Task goal:
Drop the pictures, then extract the listing word for word.

Start

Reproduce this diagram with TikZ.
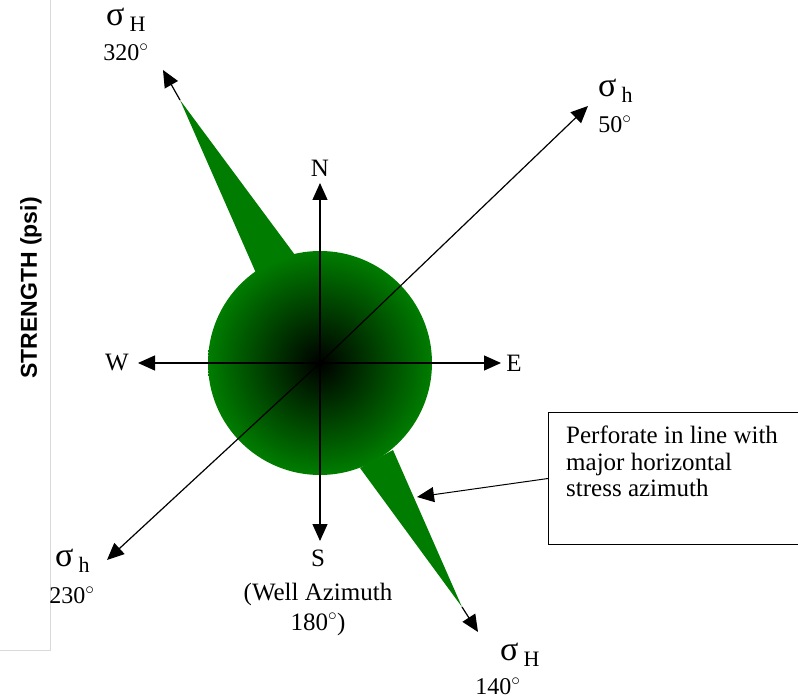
\documentclass[tikz,border=0pt]{standalone}
\usepackage{fontspec}
\setmainfont{Liberation Serif}
\setsansfont{Liberation Sans}
\usetikzlibrary{arrows.meta,positioning}
\definecolor{stressgreen}{RGB}{0,125,0}
\newcommand{\sublbl}[1]{\kern5pt\raisebox{-6pt}{\fontsize{22}{22}\selectfont #1}}

\begin{document}
\begin{tikzpicture}[x=1pt,y=-1pt,
    >={Triangle[length=17pt,width=15pt]},
    axis/.style={->,line width=1.2pt},
    lbl/.style={inner sep=0pt,font=\fontsize{24}{28}\selectfont},
    sig/.style={inner sep=0pt,anchor=base west,font=\fontsize{34}{36}\selectfont},
    notebox/.style={draw,line width=1pt,anchor=north west,minimum width=262pt,minimum height=132pt}]
  \useasboundingbox (0,0) rectangle (798,700);
  % left strip of the underlying chart
  \draw[black!15,line width=0.8pt] (50,0) -- (50,650) -- (0,650);
  \node[rotate=90,inner sep=0pt,font=\sffamily\bfseries\fontsize{23}{26}\selectfont] (strength) at (31,288) {STRENGTH (psi)};

  \coordinate (O) at (320,363);
  \coordinate (tipHn) at (163,70);
  \coordinate (tipHs) at (478,632);
  \coordinate (tiphn) at (588,106);
  \coordinate (tiphs) at (107,560);
  \coordinate (tipN) at (320,183);
  \coordinate (tipS) at (320,541);
  \coordinate (tipW) at (138,363);
  \coordinate (tipE) at (501,363);
  \coordinate (spikeN) at (180,100);
  \coordinate (spikeS) at (462,607);

  % green stress rose
  \fill[stressgreen] (256,273) -- (spikeN) -- (295,255) -- cycle;
  \fill[stressgreen] (360,468) -- (spikeS) -- (393,450) -- cycle;
  \shade[inner color=black,outer color=stressgreen] (O) circle[radius=112pt];

  \draw[axis] (O) -- (tipN);
  \draw[axis] (O) -- (tipS);
  \draw[axis] (O) -- (tipW);
  \draw[axis] (O) -- (tipE);
  \draw[axis] (spikeN) -- (tipHn);
  \draw[axis] (spikeS) -- (tipHs);
  \draw[axis] (O) -- (tiphn);
  \draw[axis] (O) -- (tiphs);

  \node[lbl,font=\fontsize{25}{28}\selectfont] (N) at (320,168) {N};
  \node[lbl,font=\fontsize{25}{28}\selectfont] (S) at (318,558) {S};
  \node[lbl,font=\fontsize{25}{28}\selectfont] (W) at (117,363) {W};
  \node[lbl,font=\fontsize{25}{28}\selectfont] (E) at (514,363) {E};
  \node[lbl,align=center,font=\fontsize{25}{30}\selectfont] (well) at (318,609) {(Well Azimuth\\180$^\circ$)};

  \node[sig] (sHn) at (106,26) {σ\sublbl{H}};
  \node[lbl] (aHn) at (126,52) {320$^\circ$};
  \node[sig] (shn) at (598,97) {σ\sublbl{h}};
  \node[lbl] (ahn) at (615,124) {50$^\circ$};
  \node[sig] (shs) at (55,566) {σ\sublbl{h}};
  \node[lbl] (ahs) at (72,595) {230$^\circ$};
  \node[sig] (sHs) at (500,660) {σ\sublbl{H}};
  \node[lbl] (aHs) at (498,686) {140$^\circ$};

  % callout
  \node[notebox] (note) at (548,412) {};
  \node[lbl,anchor=north west,align=left,font=\fontsize{25}{26.5}\selectfont] (notetext) at (566,426) {Perforate in line with\\major horizontal\\stress azimuth};
  \coordinate (perf) at (417,497);
  \draw[->,line width=1pt] (note.west) -- (perf);
\end{tikzpicture}
\end{document}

End

Exercise answer:
Reproduce this diagram with TikZ.
\documentclass[tikz,border=0pt]{standalone}
\usepackage{fontspec}
\setmainfont{Liberation Serif}
\setsansfont{Liberation Sans}
\usetikzlibrary{arrows.meta,positioning}
\definecolor{stressgreen}{RGB}{0,125,0}
\newcommand{\sublbl}[1]{\kern5pt\raisebox{-6pt}{\fontsize{22}{22}\selectfont #1}}

\begin{document}
\begin{tikzpicture}[x=1pt,y=-1pt,
    >={Triangle[length=17pt,width=15pt]},
    axis/.style={->,line width=1.2pt},
    lbl/.style={inner sep=0pt,font=\fontsize{24}{28}\selectfont},
    sig/.style={inner sep=0pt,anchor=base west,font=\fontsize{34}{36}\selectfont},
    notebox/.style={draw,line width=1pt,anchor=north west,minimum width=262pt,minimum height=132pt}]
  \useasboundingbox (0,0) rectangle (798,700);
  % left strip of the underlying chart
  \draw[black!15,line width=0.8pt] (50,0) -- (50,650) -- (0,650);
  \node[rotate=90,inner sep=0pt,font=\sffamily\bfseries\fontsize{23}{26}\selectfont] (strength) at (31,288) {STRENGTH (psi)};

  \coordinate (O) at (320,363);
  \coordinate (tipHn) at (163,70);
  \coordinate (tipHs) at (478,632);
  \coordinate (tiphn) at (588,106);
  \coordinate (tiphs) at (107,560);
  \coordinate (tipN) at (320,183);
  \coordinate (tipS) at (320,541);
  \coordinate (tipW) at (138,363);
  \coordinate (tipE) at (501,363);
  \coordinate (spikeN) at (180,100);
  \coordinate (spikeS) at (462,607);

  % green stress rose
  \fill[stressgreen] (256,273) -- (spikeN) -- (295,255) -- cycle;
  \fill[stressgreen] (360,468) -- (spikeS) -- (393,450) -- cycle;
  \shade[inner color=black,outer color=stressgreen] (O) circle[radius=112pt];

  \draw[axis] (O) -- (tipN);
  \draw[axis] (O) -- (tipS);
  \draw[axis] (O) -- (tipW);
  \draw[axis] (O) -- (tipE);
  \draw[axis] (spikeN) -- (tipHn);
  \draw[axis] (spikeS) -- (tipHs);
  \draw[axis] (O) -- (tiphn);
  \draw[axis] (O) -- (tiphs);

  \node[lbl,font=\fontsize{25}{28}\selectfont] (N) at (320,168) {N};
  \node[lbl,font=\fontsize{25}{28}\selectfont] (S) at (318,558) {S};
  \node[lbl,font=\fontsize{25}{28}\selectfont] (W) at (117,363) {W};
  \node[lbl,font=\fontsize{25}{28}\selectfont] (E) at (514,363) {E};
  \node[lbl,align=center,font=\fontsize{25}{30}\selectfont] (well) at (318,609) {(Well Azimuth\\180$^\circ$)};

  \node[sig] (sHn) at (106,26) {σ\sublbl{H}};
  \node[lbl] (aHn) at (126,52) {320$^\circ$};
  \node[sig] (shn) at (598,97) {σ\sublbl{h}};
  \node[lbl] (ahn) at (615,124) {50$^\circ$};
  \node[sig] (shs) at (55,566) {σ\sublbl{h}};
  \node[lbl] (ahs) at (72,595) {230$^\circ$};
  \node[sig] (sHs) at (500,660) {σ\sublbl{H}};
  \node[lbl] (aHs) at (498,686) {140$^\circ$};

  % callout
  \node[notebox] (note) at (548,412) {};
  \node[lbl,anchor=north west,align=left,font=\fontsize{25}{26.5}\selectfont] (notetext) at (566,426) {Perforate in line with\\major horizontal\\stress azimuth};
  \coordinate (perf) at (417,497);
  \draw[->,line width=1pt] (note.west) -- (perf);
\end{tikzpicture}
\end{document}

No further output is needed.